### PROBLEM TO SOLVE:
Produce nothing but an exact copy of the lines from the one containing "Clone this chart in D3.js." through the one containing "const values = [52, 16, 18];", and do not carry over pictures.

### Source code of charts:
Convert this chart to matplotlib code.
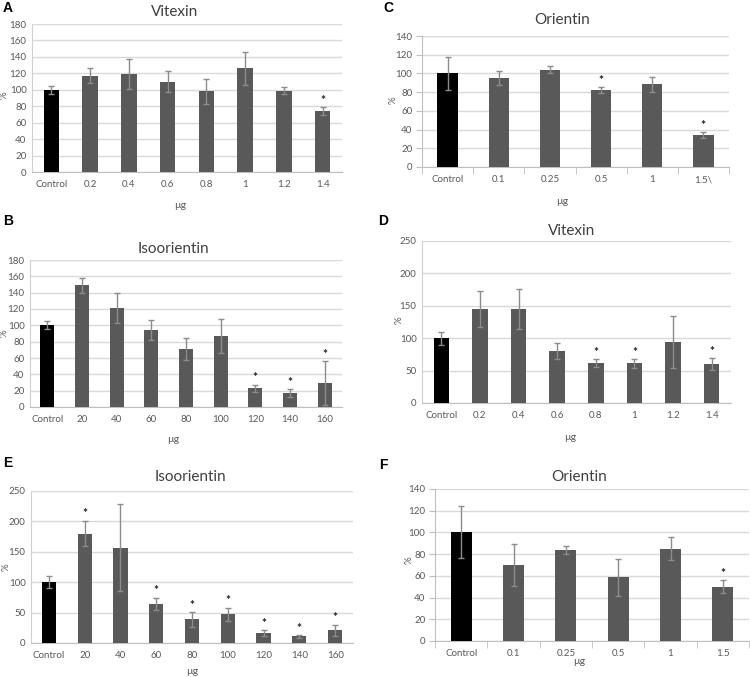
import matplotlib
matplotlib.use('Agg')
import matplotlib.pyplot as plt
import numpy as np

plt.rcParams['font.family'] = ['Lato', 'DejaVu Sans']

# data
a_labels = ['Control', '0.2', '0.4', '0.6', '0.8', '1', '1.2', '1.4']
a_vals = [100, 117, 119, 110, 98, 126, 99, 74]
a_err = [5, 9, 18, 13, 15, 20, 4.5, 5]
a_star = [0, 0, 0, 0, 0, 0, 0, 1]

b_labels = ['Control', '20', '40', '60', '80', '100', '120', '140', '160']
b_vals = [100, 149, 121, 94, 71, 87, 23, 17, 29]
b_err = [5, 9, 18, 12.5, 14, 21, 4.5, 5, 27]
b_star = [0, 0, 0, 0, 0, 0, 1, 1, 1]

c_labels = ['Control', '0.1', '0.25', '0.5', '1', '1.5\\']
c_vals = [100, 95, 104, 82, 88.5, 34]
c_err = [18, 7.5, 4, 3, 8, 3.5]
c_star = [0, 0, 0, 1, 0, 1]

d_labels = ['Control', '0.2', '0.4', '0.6', '0.8', '1', '1.2', '1.4']
d_vals = [100, 145, 145, 80, 62, 61, 94, 60]
d_err = [10, 28, 31, 12, 6, 7, 40, 9.5]
d_star = [0, 0, 0, 0, 1, 1, 0, 1]

e_labels = ['Control', '20', '40', '60', '80', '100', '120', '140', '160']
e_vals = [100, 180, 157, 64, 39, 47, 16, 11, 21]
e_err = [10, 21, 71, 10.5, 12, 11, 5, 2, 9]
e_star = [0, 1, 0, 1, 1, 1, 1, 1, 1]

f_labels = ['Control', '0.1', '0.25', '0.5', '1', '1.5']
f_vals = [100, 70, 83.5, 58.5, 85, 50]
f_err = [24, 19, 3.7, 17, 10.6, 6]
f_star = [0, 0, 0, 0, 0, 1]

W, H = 750, 677
fig = plt.figure(figsize=(W / 100, H / 100), dpi=100)

GRID = '#d9d9d9'
BAR = '#595959'
ERR = '#8c8c8c'
TXT = '#595959'


def fx(x):
    return x / W


def fy(y):
    return 1 - y / H


def panel(box, letter, letter_xy, title, title_xy, xlab_xy, ylab_xy,
          labels, vals, errs, stars, ymax, ystep, ticked):
    l, t, r, b = box
    ax = fig.add_axes([fx(l), fy(b), fx(r - l), (b - t) / H])
    x = np.arange(len(labels))
    colors = ['black'] + [BAR] * (len(labels) - 1)
    ax.bar(x, vals, width=0.4, color=colors, zorder=3)
    ax.errorbar(x, vals, yerr=errs, fmt='none', ecolor=ERR, elinewidth=1,
                capsize=2.5, capthick=1, zorder=4)
    for i in range(len(labels)):
        if stars[i]:
            ax.annotate('*', (x[i], vals[i] + errs[i]), xytext=(0, 1),
                        textcoords='offset points', ha='center', va='bottom',
                        fontsize=8.5, color='#222222', fontweight='bold')
    ax.set_xlim(-0.5, len(labels) - 0.5)
    ax.set_ylim(0, ymax)
    ax.set_yticks(np.arange(0, ymax + 1, ystep))
    ax.set_xticks(x)
    ax.set_xticklabels(labels)
    ax.grid(axis='y', color=GRID, linewidth=1, zorder=0)
    ax.set_axisbelow(True)
    for s in ['top', 'right']:
        ax.spines[s].set_visible(False)
    ax.spines['bottom'].set_color('#bfbfbf')
    ax.spines['left'].set_color('#d0d0d0' if not ticked else '#bfbfbf')
    ax.tick_params(axis='both', labelsize=7, colors='#bfbfbf', labelcolor=TXT)
    if ticked:
        ax.tick_params(axis='x', which='major', length=0, pad=6)
        ax.set_xticks(np.arange(-0.5, len(labels)), minor=True)
        ax.tick_params(axis='x', which='minor', length=5, color='#bfbfbf')
        ax.tick_params(axis='y', length=4, pad=3)
    else:
        ax.tick_params(axis='x', length=0, pad=6)
        ax.tick_params(axis='y', length=0, pad=4)
    fig.text(fx(letter_xy[0]), fy(letter_xy[1]), letter, fontsize=10,
             fontweight='bold', family=['Liberation Sans', 'DejaVu Sans'],
             ha='center', va='center')
    fig.text(fx(title_xy[0]), fy(title_xy[1]), title, fontsize=11,
             color='#404040', ha='center', va='center')
    fig.text(fx(xlab_xy[0]), fy(xlab_xy[1]), 'µg', fontsize=7.5,
             color=TXT, ha='center', va='center')
    fig.text(fx(ylab_xy[0]), fy(ylab_xy[1]), '%', fontsize=7,
             color=TXT, ha='center', va='center', rotation=90)
    return ax


panel((32, 24, 342, 172), 'A', (8, 8), 'Vitexin', (175, 12), (180, 206), (4, 95),
      a_labels, a_vals, a_err, a_star, 180, 20, False)
panel((422, 36, 729, 167), 'C', (388, 8), 'Orientin', (562, 20), (562, 201), (393, 100),
      c_labels, c_vals, c_err, c_star, 140, 20, True)
panel((30, 260, 342, 407), 'B', (8, 221), 'Isoorientin', (173, 249), (173, 440), (4, 333),
      b_labels, b_vals, b_err, b_star, 180, 20, False)
panel((422, 241, 731, 403), 'D', (383, 221), 'Vitexin', (572, 231), (570, 437), (399, 320),
      d_labels, d_vals, d_err, d_star, 250, 50, False)
panel((31, 491, 353, 643), 'E', (8, 463), 'Isoorientin', (190, 477), (192, 671), (6, 567),
      e_labels, e_vals, e_err, e_star, 250, 50, False)
panel((435, 489, 749, 641), 'F', (383, 465), 'Orientin', (579, 477), (579, 661), (409, 560),
      f_labels, f_vals, f_err, f_star, 140, 20, True)

plt.savefig('out.png', dpi=100)
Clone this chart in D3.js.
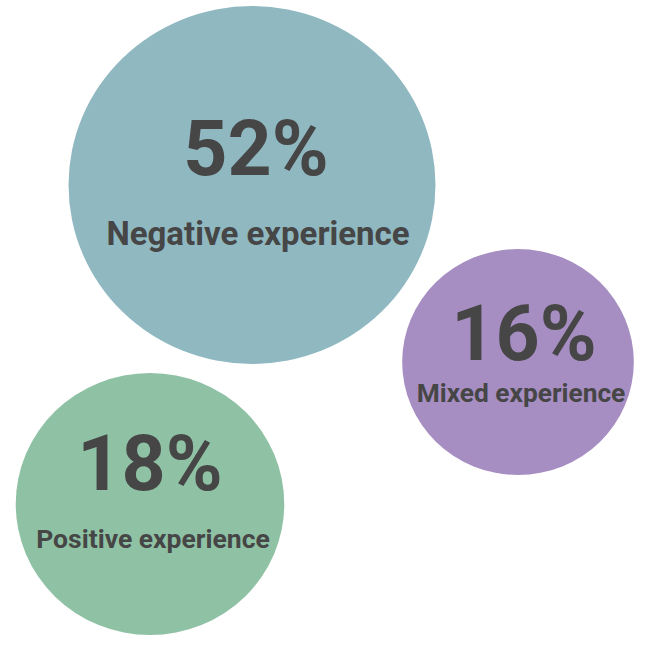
<!DOCTYPE html>
<html>
<head>
<meta charset="utf-8">
<script src="https://cdn.jsdelivr.net/npm/d3@7"></script>
<style>
  html, body { margin: 0; padding: 0; background: #fff; }
  svg { display: block; }
</style>
</head>
<body>
<svg id="chart" width="646" height="645"></svg>
<script>
// ---- data ----
const categories = ["Negative experience", "Mixed experience", "Positive experience"];
const values = [52, 16, 18];

// ---- layout (positions / sizes / styles, not data) ----
const centers = [[252, 185], [518, 362], [150, 504]];
const valueOffsets = [[4, -10], [6, -2], [0, -14]];
const labelOffsets = [[6, 60], [3, 40], [3, 44]];
const labelSizes = [33, 26.3, 26.5];
const colors = ["#8fb8c1", "#a78ec2", "#8fc2a5"];
const aspect = 1.025;

const rScale = d3.scaleLinear().domain([16, 18, 52]).range([113, 131, 179]);

const svg = d3.select("#chart");
const data = categories.map((c, i) => ({ category: c, value: values[i], i }));

const g = svg.selectAll("g.bubble").data(data).join("g")
  .attr("class", "bubble")
  .attr("transform", d => `translate(${centers[d.i][0]},${centers[d.i][1]})`);

g.append("ellipse")
  .attr("rx", d => rScale(d.value) * aspect)
  .attr("ry", d => rScale(d.value))
  .attr("fill", d => colors[d.i]);

g.append("text")
  .attr("x", d => valueOffsets[d.i][0])
  .attr("y", d => valueOffsets[d.i][1])
  .attr("text-anchor", "middle")
  .attr("font-family", "Roboto, sans-serif")
  .attr("font-weight", 700)
  .attr("font-size", 77)
  .attr("fill", "#464646")
  .text(d => d.value + "%");

g.append("text")
  .attr("x", d => labelOffsets[d.i][0])
  .attr("y", d => labelOffsets[d.i][1])
  .attr("text-anchor", "middle")
  .attr("font-family", "Roboto, sans-serif")
  .attr("font-weight", 700)
  .attr("font-size", d => labelSizes[d.i])
  .attr("fill", "#464646")
  .text(d => d.category);
</script>
</body>
</html>
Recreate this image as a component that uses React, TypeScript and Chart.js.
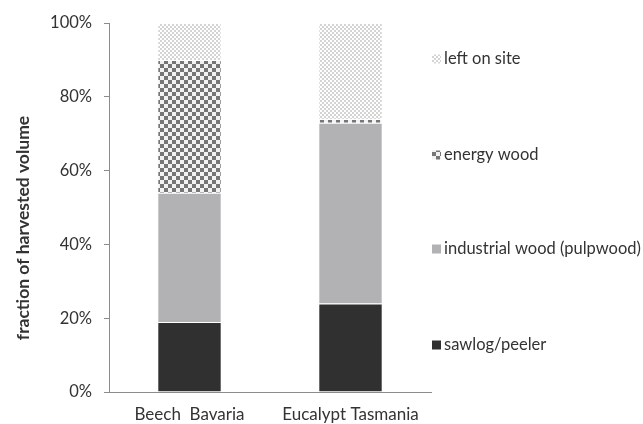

### RESULT:
Clone this chart in D3.js.
<!DOCTYPE html>
<html>
<head>
<meta charset="utf-8">
<script src="https://cdn.jsdelivr.net/npm/d3@7"></script>
<style>
  html, body { margin: 0; padding: 0; background: #fff; }
  svg { display: block; }
</style>
</head>
<body>
<svg id="chart" width="646" height="645"></svg>
<script>
// ---- data ----
const categories = ["Negative experience", "Mixed experience", "Positive experience"];
const values = [52, 16, 18];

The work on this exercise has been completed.